As coronavirus spread like California wildfire this spring, schools and day cares shuttered, along with most offices and nonessential businesses. With all three of our young children at home full time, it was impossible for me and my husband to work at first. All of us felt a bit adrift, untethered from the routines of our life. Those spring days were long and hard for everyone. It always seemed to be mealtime, and I felt like I was cleaning constantly because the kids’ messes only added to our household’s stress. The government’s botched deployment of pandemic relief measures left many families without recourse when it came to education and child care.
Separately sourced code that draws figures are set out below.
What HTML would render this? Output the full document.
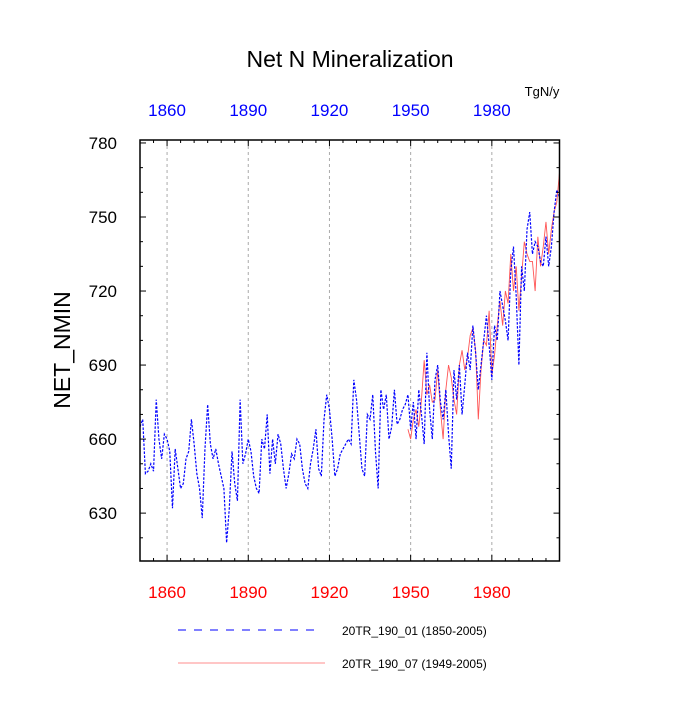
<!DOCTYPE html>
<html><head><meta charset="utf-8"><style>body{margin:0;background:#fff}svg text{font-family:"Liberation Sans",sans-serif}</style></head>
<body>
<svg id="chart" width="700" height="700" xmlns="http://www.w3.org/2000/svg">
<text x="350" y="67" font-size="23" text-anchor="middle">Net N Mineralization</text>
<text x="542" y="96" font-size="13" text-anchor="middle">TgN/y</text>
<text transform="translate(70,350) rotate(-90)" font-size="23" text-anchor="middle">NET_NMIN</text>
<g id="grid"></g><g id="series"></g><g id="axes"></g>
<g>
<line x1="178" y1="630" x2="318" y2="630" stroke="#00f" stroke-dasharray="8,8"/>
<text x="342" y="635" font-size="12">20TR_190_01 (1850-2005)</text>
<line x1="178" y1="663" x2="325" y2="663" stroke="#f66" stroke-width="0.8"/>
<text x="342" y="668" font-size="12">20TR_190_07 (1949-2005)</text>
</g>
</svg>
<script>
const blueStart = 1850;
const blueValues = [665,668,646,647,650,647,676,660,652,662,
660,655,632,656,648,640,642,652,655,668,
658,646,640,628,656,674,658,652,656,650,
645,640,618,632,655,642,635,676,650,654,
660,655,645,640,638,660,656,670,646,660,
650,662,658,648,640,646,654,652,660,658,
648,642,640,650,656,664,648,645,668,678,
672,660,645,648,654,656,658,660,658,684,
676,662,648,645,670,668,678,655,640,680,
672,678,660,665,680,666,668,672,674,678,
664,675,660,680,670,658,695,672,660,684,
690,675,668,680,662,648,688,676,690,670,
682,695,688,706,695,680,690,700,710,698,
684,706,700,720,714,708,700,728,738,718,
690,730,720,745,752,735,740,738,732,730,
742,730,738,752,761,758];
const redStart = 1949;
const redValues = [664,660,668,672,665,676,692,678,682,675,676,
688,672,660,680,690,685,676,670,690,696,
688,693,702,705,696,668,688,700,698,712,
686,694,706,716,706,720,715,735,720,730,
712,726,740,735,732,732,720,742,730,738,
748,735,745,752,756,768];
const xTicks = [1860,1890,1920,1950,1980];
const yTicks = [630,660,690,720,750,780];
const ns="http://www.w3.org/2000/svg";
const L=140,R=559.5,T=140,B=561;
const X0=1850,X1=2005,Ylo=610.6,Yhi=781.2;
const sx=v=>L+(v-X0)/(X1-X0)*(R-L);
const sy=v=>B-(v-Ylo)/(Yhi-Ylo)*(B-T);
function mk(tag,attrs,parent){const e=document.createElementNS(ns,tag);for(const k in attrs)e.setAttribute(k,attrs[k]);document.getElementById(parent).appendChild(e);return e;}
xTicks.forEach(t=>{
 const g=mk('line',{x1:sx(t),x2:sx(t),y1:T,y2:B,stroke:'#aaa','stroke-dasharray':'3,3'},'grid');
 
 
});
function poly(vals,start,attrs,name){
 const p=mk('polyline',Object.assign({points:vals.map((v,i)=>sx(start+i)+','+sy(v)).join(' '),fill:'none'},attrs),'series');
 
 
}
poly(redValues,redStart,{stroke:'#f55','stroke-width':0.9},'series-run07');
poly(blueValues,blueStart,{stroke:'#00f','stroke-width':1.2,'stroke-dasharray':'2.5,1.5'},'series-run01');
const fr=mk('rect',{x:L,y:T,width:R-L,height:B-T,fill:'none',stroke:'#000','stroke-width':1.5},'axes');


for(let y=1850;y<=2005;y+=5){
 const big=xTicks.includes(y);const len=big?6:3;
 mk('line',{x1:sx(y),x2:sx(y),y1:B,y2:B-len,stroke:'#000'},'axes');
 mk('line',{x1:sx(y),x2:sx(y),y1:T,y2:T+len,stroke:'#000'},'axes');
}
for(let v=620;v<=780;v+=10){
 const big=yTicks.includes(v);const len=big?6:3;
 mk('line',{x1:L,x2:L+len,y1:sy(v),y2:sy(v),stroke:'#000'},'axes');
 mk('line',{x1:R,x2:R-len,y1:sy(v),y2:sy(v),stroke:'#000'},'axes');
}
xTicks.forEach(t=>{
 const a=mk('text',{x:sx(t),y:598,'font-size':17,'text-anchor':'middle',fill:'#f00'},'axes');a.textContent=t;
 
 
 const b=mk('text',{x:sx(t),y:116,'font-size':17,'text-anchor':'middle',fill:'#00f'},'axes');b.textContent=t;
 
 
});
yTicks.forEach(v=>{
 const a=mk('text',{x:117,y:sy(v)+6,'font-size':17,'text-anchor':'end'},'axes');a.textContent=v;
 
 
});
</script>
</body></html>
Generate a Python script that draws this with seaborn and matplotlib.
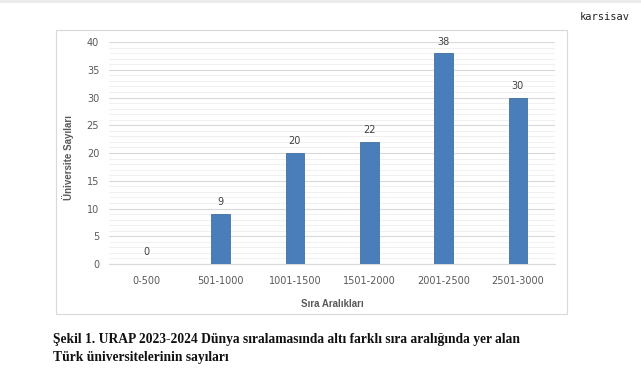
import matplotlib
matplotlib.use("Agg")
import matplotlib.pyplot as plt
import seaborn as sns
import pandas as pd
from matplotlib.patches import Rectangle

ranges = ["0-500", "501-1000", "1001-1500", "1501-2000", "2001-2500", "2501-3000"]
counts = [0, 9, 20, 22, 38, 30]
y_ticks = [0, 5, 10, 15, 20, 25, 30, 35, 40]

df = pd.DataFrame({"range": ranges, "count": counts})

sns.set_style("white")
plt.rcParams['font.family'] = ['DejaVu Sans']

fig = plt.figure(figsize=(6.41, 3.80), dpi=100)
ax = fig.add_axes([0.170, 0.3053, 0.696, 0.584])

# chart frame
fig.patches.append(Rectangle((56 / 641, 1 - 314 / 380), (567 - 56) / 641, (314 - 30) / 380,
                             transform=fig.transFigure, fill=False, edgecolor="#d9d9d9", linewidth=0.8))
# top strip
fig.patches.append(Rectangle((0, 1 - 3 / 380), 1, 3 / 380, transform=fig.transFigure,
                             facecolor="#ececec", edgecolor="none"))

sns.barplot(data=df, x="range", y="count", color="#4a7ebb", width=0.25,
            edgecolor="#41719c", linewidth=0.6, saturation=1, ax=ax, zorder=3)

ax.set_ylim(0, 40)
ax.set_xlim(-0.5, len(ranges) - 0.5)
ax.set_yticks(y_ticks)
ax.set_yticks(range(0, 41), minor=True)
ax.grid(axis="y", which="minor", color="#f0f0f0", linewidth=0.7, zorder=0)
ax.grid(axis="y", which="major", color="#d9d9d9", linewidth=0.8, zorder=1)
for s in ["top", "right", "left"]:
    ax.spines[s].set_visible(False)
ax.spines["bottom"].set_color("#d9d9d9")
ax.tick_params(axis="both", which="both", length=0, labelsize=7, labelcolor="#595959")
ax.tick_params(axis="y", pad=7)
ax.tick_params(axis="x", pad=9)

for i, v in enumerate(counts):
    ax.text(i, v + 1.2, str(v), ha="center", va="bottom", fontsize=7, color="#404040")

ax.set_xlabel("Sıra Aralıkları", fontsize=7, color="#595959", fontweight="bold",
              family="Liberation Sans", labelpad=9)
ax.set_ylabel("Üniversite Sayıları", fontsize=7, color="#595959", fontweight="bold",
              family="Liberation Sans", labelpad=0)
ax.yaxis.set_label_coords(-0.078, 0.48)

fig.text(580 / 641, 1 - 17 / 380, "karsisav", fontsize=7.5, family="DejaVu Sans Mono", ha="left", va="center", color="#222222")
fig.text(53 / 641, 1 - 339 / 380, "Şekil 1. URAP 2023-2024 Dünya sıralamasında altı farklı sıra aralığında yer alan",
         fontsize=9.75, fontweight="bold", family="Liberation Serif", ha="left", va="center", color="#111111")
fig.text(53 / 641, 1 - 357 / 380, "Türk üniversitelerinin sayıları",
         fontsize=9.75, fontweight="bold", family="Liberation Serif", ha="left", va="center", color="#111111")

fig.savefig("out.png", dpi=100, facecolor="white")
I was one of the 2.2 million women who left their careers this year, many of us forced to care for our children full time. I feel fortunate that I was able to start writing again in the summer, my boys often interrupting my phone interviews or Zoom meetings with editors. Some moms will never return to their careers, the effects of which remain to be seen.
By autumn, our family had gotten our groove back, settling into a new normal that included home schooling, socially distanced play dates and virtual events galore. I didn’t get my stimulus check until the day before the presidential election in November. Our family has been financially secure this year, thankfully. Staring at that measly check emblazoned with the president’s signature, I wondered how other people who’d lost their jobs or racked up medical debt during the pandemic would make it on a one-time payment of $1,200? Experts agree that the pandemic’s economic fallout is unprecedented.
This is usually the part of the essay where the writer ties everything together and points out the silver lining. Though I’m not inclined to gloss things over, 2020 hasn’t been all bad, surely. In my hometown of Hanover County, leaders finally, if reluctantly, changed our racist school names. I am heartened by community-driven efforts to heal and help, like the Resiliency Garden Initiative, which builds raised garden beds and supplies them to Richmonders who may be facing food insecurity, at no cost. We’re learning hard lessons about health disparities here in Richmond and how the coronavirus exacerbated the unequal care Black and Latino people recieve. I’m hopeful these lessons will transform into action. 2020 was a year unlike any we’ve ever seen, but with its end comes a familiar, fresh beginning.
The new year, as always, offers us the chance to learn, to grow, to change as we must. When 2021 comes, I’ll be ready.